- Collected data -
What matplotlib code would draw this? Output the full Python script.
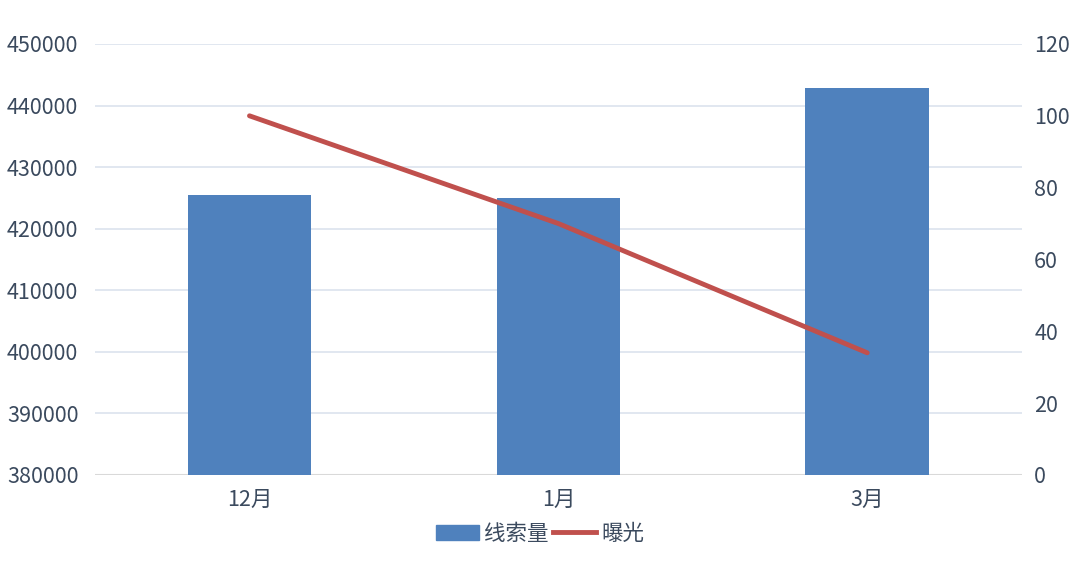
import matplotlib

matplotlib.use("Agg")

import matplotlib.pyplot as plt
from matplotlib.lines import Line2D
from matplotlib.patches import Patch

plt.rcParams["font.family"] = ["Noto Sans CJK SC", "DejaVu Sans"]

months = ["12月", "1月", "3月"]
leads = [425500, 424900, 442900]
exposure = [100, 70, 34]
left_ticks = [380000, 390000, 400000, 410000, 420000, 430000, 440000, 450000]
right_ticks = [0, 20, 40, 60, 80, 100, 120]

text_color = "#3b4a5e"
bar_color = "#4f81bd"
line_color = "#c0504d"
grid_color = "#dce3ee"

fig = plt.figure(figsize=(10.8, 5.64), dpi=100)
ax = fig.add_axes([0.088, 0.158, 0.858, 0.764])
ax2 = ax.twinx()

x = list(range(len(months)))
ax.bar(x, leads, width=0.4, color=bar_color, zorder=2)
ax.set_ylim(left_ticks[0], left_ticks[-1])
ax.set_xlim(-0.5, len(months) - 0.5)
ax.set_yticks(left_ticks)
ax.set_xticks(x)
ax.set_xticklabels(months)
for t in left_ticks[1:]:
    ax.axhline(t, color=grid_color, linewidth=1.2, zorder=1)
ax.axhline(left_ticks[0], color="#d9d9d9", linewidth=1.5, zorder=1)

ax2.plot(x, exposure, color=line_color, linewidth=3.5, solid_capstyle="round", zorder=3)
ax2.set_ylim(right_ticks[0], right_ticks[-1])
ax2.set_yticks(right_ticks)

for a in (ax, ax2):
    for s in a.spines.values():
        s.set_visible(False)
    a.tick_params(length=0, labelsize=15.5, colors=text_color)
ax.tick_params(axis="y", pad=12)
ax2.tick_params(axis="y", pad=9)
ax.tick_params(axis="x", pad=10)

handles = [
    Patch(color=bar_color, label="线索量"),
    Line2D([0], [0], color=line_color, linewidth=3.5, label="曝光"),
]
fig.legend(handles=handles, loc="lower center", bbox_to_anchor=(0.5, 0.0), ncol=2,
           frameon=False, fontsize=15.5, labelcolor=text_color, handlelength=2.0,
           handletextpad=0.25, columnspacing=0.2)

fig.savefig("out.png", dpi=100)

- Instruction -
Keep the pictures out of the copy and write out the data exactly as it stands.

- Reply -
What matplotlib code would draw this? Output the full Python script.
import matplotlib

matplotlib.use("Agg")

import matplotlib.pyplot as plt
from matplotlib.lines import Line2D
from matplotlib.patches import Patch

plt.rcParams["font.family"] = ["Noto Sans CJK SC", "DejaVu Sans"]

months = ["12月", "1月", "3月"]
leads = [425500, 424900, 442900]
exposure = [100, 70, 34]
left_ticks = [380000, 390000, 400000, 410000, 420000, 430000, 440000, 450000]
right_ticks = [0, 20, 40, 60, 80, 100, 120]

text_color = "#3b4a5e"
bar_color = "#4f81bd"
line_color = "#c0504d"
grid_color = "#dce3ee"

fig = plt.figure(figsize=(10.8, 5.64), dpi=100)
ax = fig.add_axes([0.088, 0.158, 0.858, 0.764])
ax2 = ax.twinx()

x = list(range(len(months)))
ax.bar(x, leads, width=0.4, color=bar_color, zorder=2)
ax.set_ylim(left_ticks[0], left_ticks[-1])
ax.set_xlim(-0.5, len(months) - 0.5)
ax.set_yticks(left_ticks)
ax.set_xticks(x)
ax.set_xticklabels(months)
for t in left_ticks[1:]:
    ax.axhline(t, color=grid_color, linewidth=1.2, zorder=1)
ax.axhline(left_ticks[0], color="#d9d9d9", linewidth=1.5, zorder=1)

ax2.plot(x, exposure, color=line_color, linewidth=3.5, solid_capstyle="round", zorder=3)
ax2.set_ylim(right_ticks[0], right_ticks[-1])
ax2.set_yticks(right_ticks)

for a in (ax, ax2):
    for s in a.spines.values():
        s.set_visible(False)
    a.tick_params(length=0, labelsize=15.5, colors=text_color)
ax.tick_params(axis="y", pad=12)
ax2.tick_params(axis="y", pad=9)
ax.tick_params(axis="x", pad=10)

handles = [
    Patch(color=bar_color, label="线索量"),
    Line2D([0], [0], color=line_color, linewidth=3.5, label="曝光"),
]
fig.legend(handles=handles, loc="lower center", bbox_to_anchor=(0.5, 0.0), ncol=2,
           frameon=False, fontsize=15.5, labelcolor=text_color, handlelength=2.0,
           handletextpad=0.25, columnspacing=0.2)

fig.savefig("out.png", dpi=100)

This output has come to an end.